JetBlue (NASDAQ: JBLU) stock was flying high on Tuesday, as one of the day’s biggest gainers, up more than 13% to almost $7 per share. It had been up more than 20% at its high point on Tuesday.
While the earnings numbers weren’t great for the struggling airline, they were far better than analysts had expected.
JetBlue saw revenue decline 7% in Q2 year-over-year to $2.4 billion, but it was better than Wall Street analysts projected. Net income was just $25 million, or 7 cents per share, but the consensus among analysts called for a 13 cents per share loss. Still, net income was off 82% from the same quarter a year ago.

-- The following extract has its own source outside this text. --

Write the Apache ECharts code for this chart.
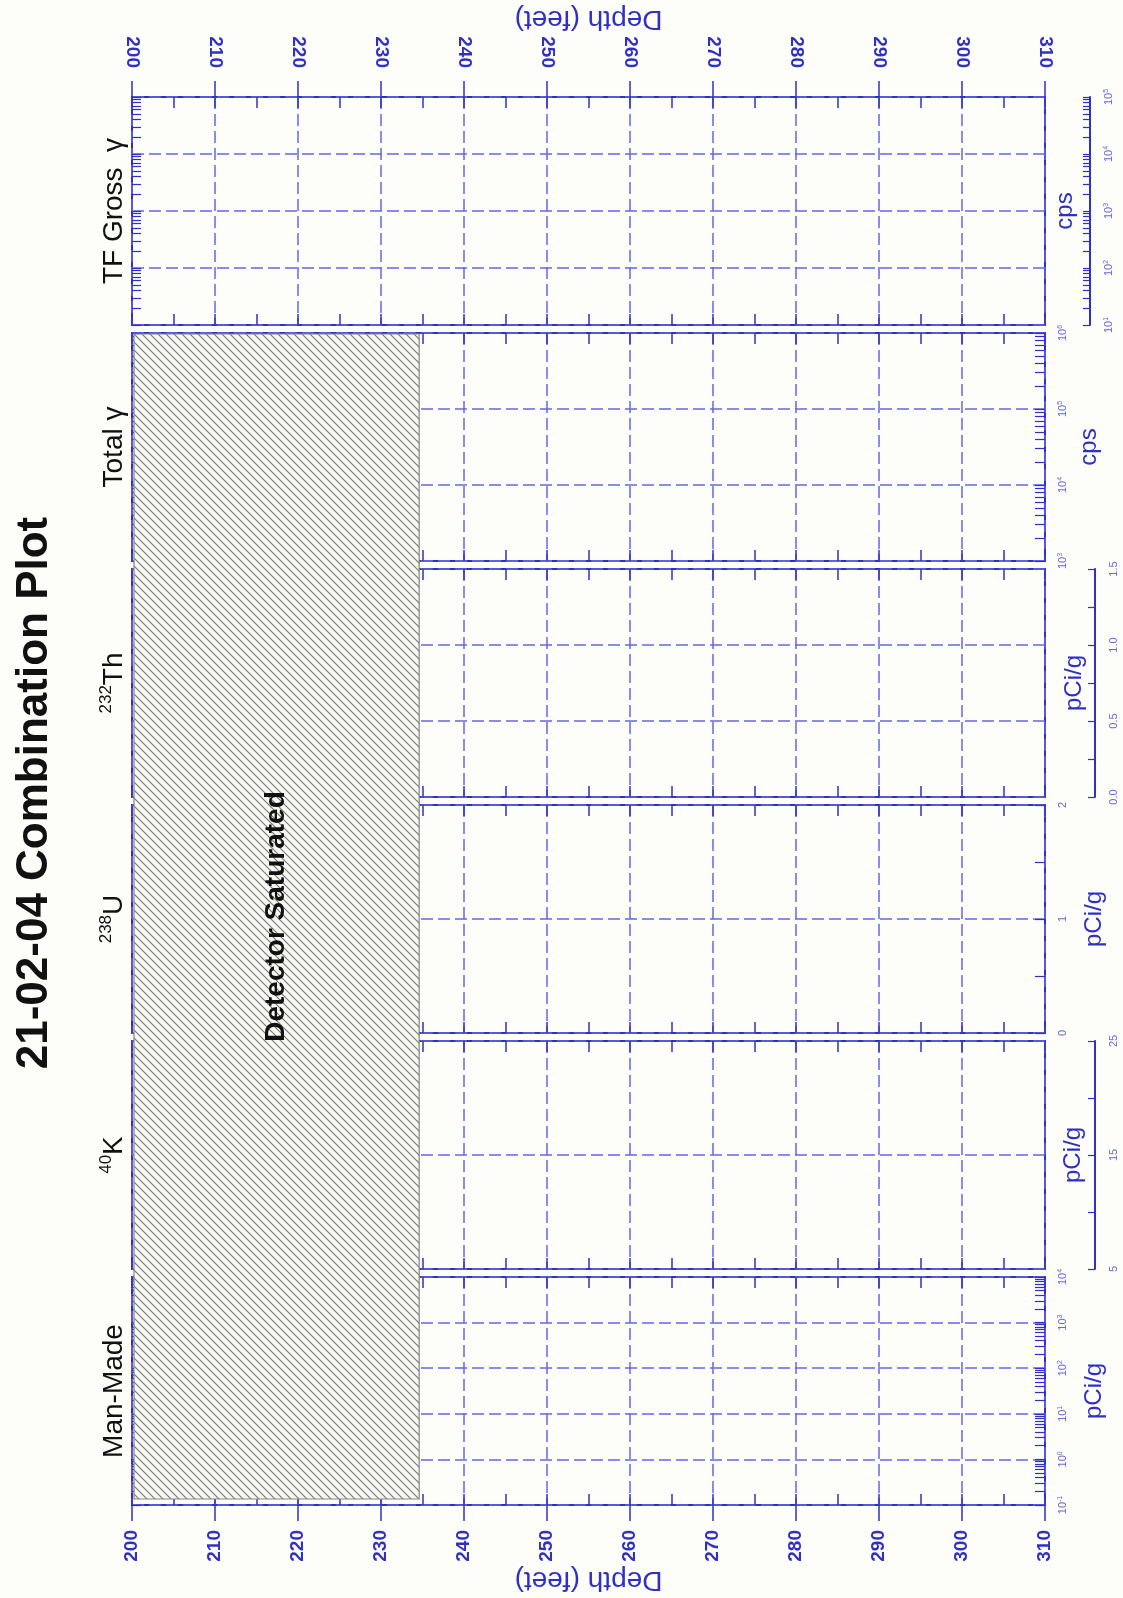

With Tuesday’s gains, JetBlue stock is up about 24% year-to-date (YTD). Can it maintain its momentum?
JetBlue jets forward after merger with spirit is rejected
JetBlue hit some turbulence earlier this year when its bid to acquire low-cost carrier Spirit Airlines was rejected by a federal judge. JetBlue had argued that the combination of the two mid-sized airlines would create a larger player to compete with the big three, thus increasing competition in the space. But the judge saw it differently, rejecting the proposal because it would take a low-cost option off the market.
This forced JetBlue to forge ahead, under new CEO Joanna Geraghty, with a new strategic plan called JetForward to drive profitability.
The JetForward strategy is focused on driving efficiencies, cutting costs, and focusing on the most profitable networks.
“We are actively reinvesting in our core geographies in New York, New England, Florida and Puerto Rico, while exiting routes and BlueCities that don’t meet our financial hurdle rate,” Marty St. George, JetBlue’s president, said. “As we progress through the second half of the year, we’ll be announcing additional initiatives designed to further enhance our customer value proposition, close the gap in our product offering to our peers and drive significant financial benefit.”
The company laid out four pillars of JetBlue’s strategy to generate $800 million to $900 million incremental earnings from 2025 to 2027. They include:
- Improving on-time performance through various means, including investments in tools and technology, and improving customer service.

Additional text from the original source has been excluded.